Goal: complete narrative submission assets.

Scope:

  • Write Field Notes article.
  • Record demo video under 2 minutes.
  • Prepare social post.
  • Add badge evidence to README.

Exit criteria:

  • Field Notes URL exists.
  • Demo video URL exists.
  • Social post URL exists.
  • Submission package has all required links.

Verification:

  • Watch final video.
  • Check all URLs.
  • Confirm README and submission guide are aligned.
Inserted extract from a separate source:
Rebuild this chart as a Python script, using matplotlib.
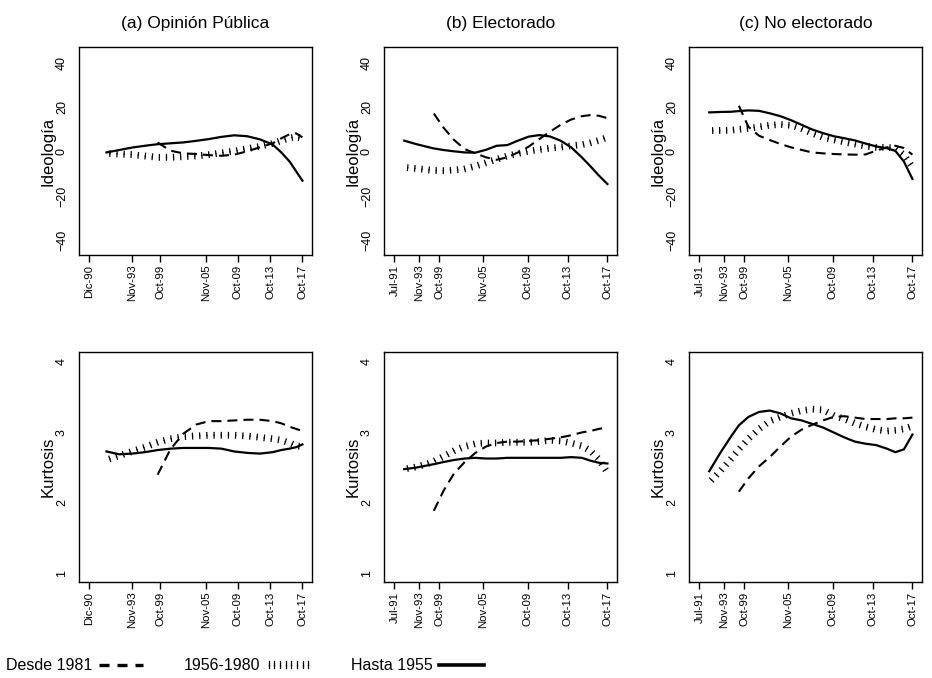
import numpy as np
import matplotlib
matplotlib.use('Agg')
import matplotlib.pyplot as plt
from matplotlib import patheffects as pe
from matplotlib.lines import Line2D

plt.rcParams['font.family'] = ['Liberation Sans', 'DejaVu Sans']

nan = np.nan

# ejes x: posicion de cada encuesta en una escala 0-100
ticks_a = [0, 19.9, 33.2, 54.8, 69.6, 84.8, 100]
labels_a = ['Dic-90', 'Nov-93', 'Oct-99', 'Nov-05', 'Oct-09', 'Oct-13', 'Oct-17']
ticks_bc = [0, 11.7, 21.0, 41.8, 62.6, 81.3, 100]
labels_bc = ['Jul-91', 'Nov-93', 'Oct-99', 'Nov-05', 'Oct-09', 'Oct-13', 'Oct-17']

x_a = [8, 14, 20, 26, 32, 38, 44, 50, 56, 62, 68, 74, 80, 86, 90, 94, 97, 100]
x_bc = [4.6, 10, 15, 18.5, 23, 28, 33, 38, 43, 48, 53, 58, 63, 68, 73, 78, 83, 88, 92, 96, 100]

# (a) Opinion publica - ideologia
ideo_a_1981 = [nan, nan, nan, nan, 4.1, 0.4, -0.8, -1.1, -1.6, -1.9, -1.4, 0.1, 1.9, 3.7, 5.9, 7.8, 8.2, 6.4]
ideo_a_5680 = [-0.8, -1.1, -1.4, -2.0, -2.6, -2.6, -2.3, -2.0, -1.4, -0.6, 0.2, 1.3, 2.3, 3.6, 4.9, 6.1, 6.6, 6.0]
ideo_a_1955 = [-0.4, 0.7, 1.8, 2.6, 3.3, 3.7, 4.1, 4.8, 5.6, 6.6, 7.3, 6.9, 5.5, 3.2, -0.3, -4.5, -8.8, -13.1]

# (b) Electorado - ideologia
ideo_b_1981 = [nan, nan, nan, 17.1, 10.8, 5.2, 1.1, -0.8, -2.6, -3.7, -2.6, -0.4, 2.2, 5.6, 8.9, 12.0, 14.4, 15.9, 16.4, 16.1, 15.0]
ideo_b_5680 = [-7.1, -7.6, -8.1, -8.5, -8.6, -8.3, -7.8, -6.6, -5.0, -3.5, -2.0, -0.9, 0.2, 0.9, 1.5, 2.0, 2.6, 3.1, 3.9, 5.0, 6.4]
ideo_b_1955 = [4.9, 3.4, 2.2, 1.4, 0.7, 0.1, -0.4, -0.5, 0.8, 2.6, 2.9, 4.9, 6.7, 7.4, 6.8, 4.9, 1.9, -2.6, -6.6, -10.8, -14.6]

# (c) No electorado - ideologia
ideo_c_1981 = [nan, nan, nan, 20.6, 11.1, 7.1, 5.2, 3.4, 1.9, 0.7, -0.4, -0.8, -1.1, -1.3, -1.4, -1.3, 0.4, 1.9, 2.6, 1.6, -1.4]
ideo_c_5680 = [9.4, 9.5, 9.6, 10.0, 10.4, 11.1, 11.8, 12.2, 11.8, 10.3, 8.2, 6.4, 5.3, 4.3, 3.4, 2.4, 1.9, 1.9, 1.5, -1.5, -7.0]
ideo_c_1955 = [17.6, 17.8, 17.9, 18.2, 18.5, 18.3, 17.2, 15.9, 14.1, 12.0, 9.9, 8.3, 6.9, 6.0, 5.0, 3.6, 2.3, 1.5, 0.3, -4.5, -12.3]

# (a) Opinion publica - kurtosis
kurt_a_1981 = [nan, nan, nan, nan, 2.40, 2.76, 2.98, 3.11, 3.16, 3.16, 3.17, 3.18, 3.18, 3.16, 3.13, 3.08, 3.05, 3.02]
kurt_a_5680 = [2.61, 2.67, 2.73, 2.79, 2.86, 2.91, 2.94, 2.95, 2.96, 2.96, 2.96, 2.95, 2.93, 2.91, 2.89, 2.85, 2.81, 2.80]
kurt_a_1955 = [2.73, 2.69, 2.70, 2.72, 2.75, 2.77, 2.78, 2.78, 2.78, 2.77, 2.73, 2.71, 2.70, 2.72, 2.75, 2.77, 2.79, 2.83]

# (b) Electorado - kurtosis
kurt_b_1981 = [nan, nan, nan, 1.89, 2.17, 2.42, 2.58, 2.71, 2.80, 2.85, 2.87, 2.87, 2.88, 2.89, 2.91, 2.93, 2.96, 3.00, 3.02, 3.05, 3.07]
kurt_b_5680 = [2.48, 2.51, 2.55, 2.59, 2.66, 2.74, 2.80, 2.84, 2.85, 2.85, 2.86, 2.86, 2.86, 2.87, 2.89, 2.88, 2.85, 2.81, 2.74, 2.62, 2.43]
kurt_b_1955 = [2.48, 2.50, 2.53, 2.55, 2.58, 2.61, 2.63, 2.64, 2.63, 2.63, 2.64, 2.64, 2.64, 2.64, 2.64, 2.64, 2.65, 2.64, 2.60, 2.57, 2.56]

# (c) No electorado - kurtosis
kurt_c_1981 = [nan, nan, nan, 2.16, 2.35, 2.52, 2.65, 2.80, 2.94, 3.04, 3.11, 3.17, 3.22, 3.23, 3.21, 3.19, 3.19, 3.19, 3.20, 3.20, 3.21]
kurt_c_5680 = [2.29, 2.46, 2.63, 2.76, 2.91, 3.05, 3.16, 3.22, 3.27, 3.31, 3.33, 3.32, 3.24, 3.19, 3.13, 3.08, 3.04, 3.02, 3.03, 3.05, 3.09]
kurt_c_1955 = [2.45, 2.72, 2.95, 3.10, 3.22, 3.29, 3.31, 3.27, 3.20, 3.17, 3.12, 3.07, 3.00, 2.93, 2.87, 2.84, 2.82, 2.77, 2.72, 2.76, 2.97]

titles = ['(a) Opinión Pública', '(b) Electorado', '(c) No electorado']
series_names = ['Desde 1981', '1956-1980', 'Hasta 1955']

W, H = 932, 678
fig = plt.figure(figsize=(W / 100, H / 100), dpi=100)

lefts = [79, 384, 689]
rows = [(47, 255), (352, 582)]


def box(left, top, bottom, width=233):
    return [left / W, 1 - bottom / H, width / W, (bottom - top) / H]


dash_style = (0, (4.8, 2.9))
dot_fx = [pe.TickedStroke(spacing=5.0, angle=90, length=0.4),
          pe.TickedStroke(spacing=5.0, angle=-90, length=0.4)]

panels = [
    (0, 0, x_a, ticks_a, labels_a, ideo_a_1981, ideo_a_5680, ideo_a_1955),
    (0, 1, x_bc, ticks_bc, labels_bc, ideo_b_1981, ideo_b_5680, ideo_b_1955),
    (0, 2, x_bc, ticks_bc, labels_bc, ideo_c_1981, ideo_c_5680, ideo_c_1955),
    (1, 0, x_a, ticks_a, labels_a, kurt_a_1981, kurt_a_5680, kurt_a_1955),
    (1, 1, x_bc, ticks_bc, labels_bc, kurt_b_1981, kurt_b_5680, kurt_b_1955),
    (1, 2, x_bc, ticks_bc, labels_bc, kurt_c_1981, kurt_c_5680, kurt_c_1955),
]

for r, c, xs, tks, tlabs, y81, y56, y55 in panels:
    top, bottom = rows[r]
    ax = fig.add_axes(box(lefts[c], top, bottom))

    ax.plot(xs, y81, color='black', lw=1.5, linestyle=dash_style)
    ax.plot(xs, y56, color='black', lw=0.9, path_effects=dot_fx)
    ax.plot(xs, y55, color='black', lw=1.6)

    ax.set_xlim(-4.9, 104.5)
    ax.set_xticks(tks)
    ax.set_xticklabels(tlabs, rotation=90, fontsize=8.2)
    ax.tick_params(axis='x', length=5, width=1, pad=2)

    if r == 0:
        ax.set_ylim(-46.5, 47)
        ax.set_yticks([-40, -20, 0, 20, 40])
        ax.set_ylabel('Ideología', fontsize=12, labelpad=0.5)
        ax.set_title(titles[c], fontsize=12.5, pad=14)
    else:
        ax.set_ylim(0.88, 4.14)
        ax.set_yticks([1, 2, 3, 4])
        ax.set_ylabel('Kurtosis', fontsize=12, labelpad=0.5)
    ax.tick_params(axis='y', length=0, pad=8, labelsize=9, labelrotation=90)
    for lab in ax.get_yticklabels():
        lab.set_va('center')

    for sp in ax.spines.values():
        sp.set_linewidth(1.0)
        sp.set_color('black')

# leyenda con trazos algo mas gruesos, como en el original
leg_handles = [
    Line2D([], [], color='black', lw=2.4, linestyle=(0, (3.0, 2.4))),
    Line2D([], [], color='black', lw=0.9, path_effects=[
        pe.TickedStroke(spacing=3.6, angle=90, length=0.7),
        pe.TickedStroke(spacing=3.6, angle=-90, length=0.7)]),
    Line2D([], [], color='black', lw=2.6),
]
fig.legend(leg_handles, series_names, loc='center left',
           bbox_to_anchor=(6 / W, 1 - 666 / H), ncol=3, frameon=False,
           markerfirst=False, fontsize=11.5, handlelength=2.8,
           handletextpad=0.4, columnspacing=2.5, borderpad=0, borderaxespad=0)

fig.savefig('out.png', dpi=100, facecolor='white')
Phase 10 β€” Final Submission Audit

Goal: reduce avoidable submission risk.

Checklist:

  • Space under official organization.
  • Demo video ready.
  • Social post ready.
  • README complete.
  • Model parameter count documented.
  • No commercial cloud AI API.
  • Fine-tuned model linked.
  • Dataset linked.
  • Traces linked.
  • Field Notes linked.
  • UI English-first and Chinese-second.
  • Submit before June 15, 2026.

Risk Register

Risk Impact Mitigation
VLM deployment is slow Blocks real image understanding Keep manual description and example gallery fallback
llama.cpp setup is unstable Blocks Llama Champion badge Use text mock fallback for demo while isolating runtime work
Fine-tuning takes too long Weakens Well-Tuned badge Prepare small curated dataset and prompt-tuned fallback
HF Space resources are limited Demo may be slow Cache examples and support CPU fallback
Trace contains private data Submission/privacy risk Anonymize trace input and avoid raw private images

Working Rule

Do not start a later phase by breaking an earlier verified flow. The mock MVP should remain usable while real model paths are added behind clear fallbacks.